*** INFORMATION SHOWN ***

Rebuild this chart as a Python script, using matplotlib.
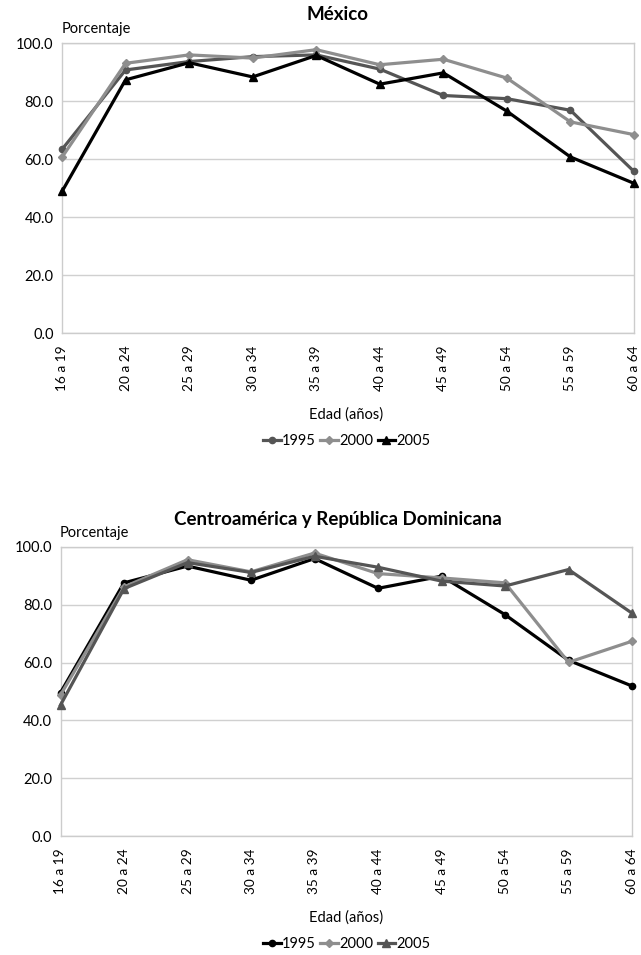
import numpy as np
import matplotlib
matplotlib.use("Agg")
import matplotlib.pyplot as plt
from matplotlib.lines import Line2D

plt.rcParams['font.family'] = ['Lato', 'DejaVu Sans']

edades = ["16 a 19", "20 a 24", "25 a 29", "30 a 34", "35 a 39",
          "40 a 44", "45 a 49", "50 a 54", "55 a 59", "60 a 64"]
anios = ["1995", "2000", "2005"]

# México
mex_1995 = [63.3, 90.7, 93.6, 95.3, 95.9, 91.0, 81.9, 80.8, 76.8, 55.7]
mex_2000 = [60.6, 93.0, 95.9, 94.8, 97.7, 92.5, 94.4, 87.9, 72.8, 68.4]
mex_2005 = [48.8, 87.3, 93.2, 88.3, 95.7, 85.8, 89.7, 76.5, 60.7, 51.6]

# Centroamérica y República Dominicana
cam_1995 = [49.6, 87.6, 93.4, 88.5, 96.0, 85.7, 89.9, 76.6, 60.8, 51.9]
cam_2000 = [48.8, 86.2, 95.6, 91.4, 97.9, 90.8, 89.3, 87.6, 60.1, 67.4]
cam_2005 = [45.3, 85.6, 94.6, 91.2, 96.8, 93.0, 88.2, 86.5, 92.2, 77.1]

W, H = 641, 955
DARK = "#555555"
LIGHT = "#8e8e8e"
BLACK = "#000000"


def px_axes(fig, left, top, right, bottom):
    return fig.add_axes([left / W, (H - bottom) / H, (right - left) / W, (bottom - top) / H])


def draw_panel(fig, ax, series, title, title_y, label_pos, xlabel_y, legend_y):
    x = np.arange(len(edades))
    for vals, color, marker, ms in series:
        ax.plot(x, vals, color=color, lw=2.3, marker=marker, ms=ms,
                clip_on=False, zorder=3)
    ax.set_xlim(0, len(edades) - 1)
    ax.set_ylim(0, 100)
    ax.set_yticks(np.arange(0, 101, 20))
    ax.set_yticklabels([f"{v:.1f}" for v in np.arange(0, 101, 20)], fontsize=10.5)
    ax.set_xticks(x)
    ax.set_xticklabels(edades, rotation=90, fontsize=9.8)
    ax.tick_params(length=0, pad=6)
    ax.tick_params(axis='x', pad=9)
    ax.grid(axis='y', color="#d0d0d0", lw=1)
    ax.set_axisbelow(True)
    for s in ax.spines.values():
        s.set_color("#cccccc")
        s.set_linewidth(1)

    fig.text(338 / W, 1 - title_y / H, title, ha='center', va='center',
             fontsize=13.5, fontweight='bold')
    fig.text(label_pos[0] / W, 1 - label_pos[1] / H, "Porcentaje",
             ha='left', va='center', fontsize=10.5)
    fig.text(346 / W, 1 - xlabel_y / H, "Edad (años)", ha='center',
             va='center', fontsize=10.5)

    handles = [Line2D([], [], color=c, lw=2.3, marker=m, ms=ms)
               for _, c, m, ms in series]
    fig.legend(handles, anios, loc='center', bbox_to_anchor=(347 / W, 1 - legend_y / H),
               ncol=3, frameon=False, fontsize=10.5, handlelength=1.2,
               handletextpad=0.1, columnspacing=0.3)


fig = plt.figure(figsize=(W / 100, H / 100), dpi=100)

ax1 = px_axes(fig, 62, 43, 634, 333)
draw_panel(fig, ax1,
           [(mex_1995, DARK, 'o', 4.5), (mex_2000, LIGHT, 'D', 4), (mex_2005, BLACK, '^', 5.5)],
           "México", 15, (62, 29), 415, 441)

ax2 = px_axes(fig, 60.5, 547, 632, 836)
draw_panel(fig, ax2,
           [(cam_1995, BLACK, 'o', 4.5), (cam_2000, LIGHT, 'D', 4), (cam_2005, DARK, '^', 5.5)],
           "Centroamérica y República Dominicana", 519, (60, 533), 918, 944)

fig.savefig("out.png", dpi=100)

***

■ **SHORT EXERCISE**
Repeat the lines exactly as they stand, from the opening line of the data through the line with "plt.rcParams['font.family'] = ['Lato', 'DejaVu". Pictures stay out of the copy.

■ **EXERCISE RESPONSE**
Rebuild this chart as a Python script, using matplotlib.
import numpy as np
import matplotlib
matplotlib.use("Agg")
import matplotlib.pyplot as plt
from matplotlib.lines import Line2D

plt.rcParams['font.family'] = ['Lato', 'DejaVu Sans']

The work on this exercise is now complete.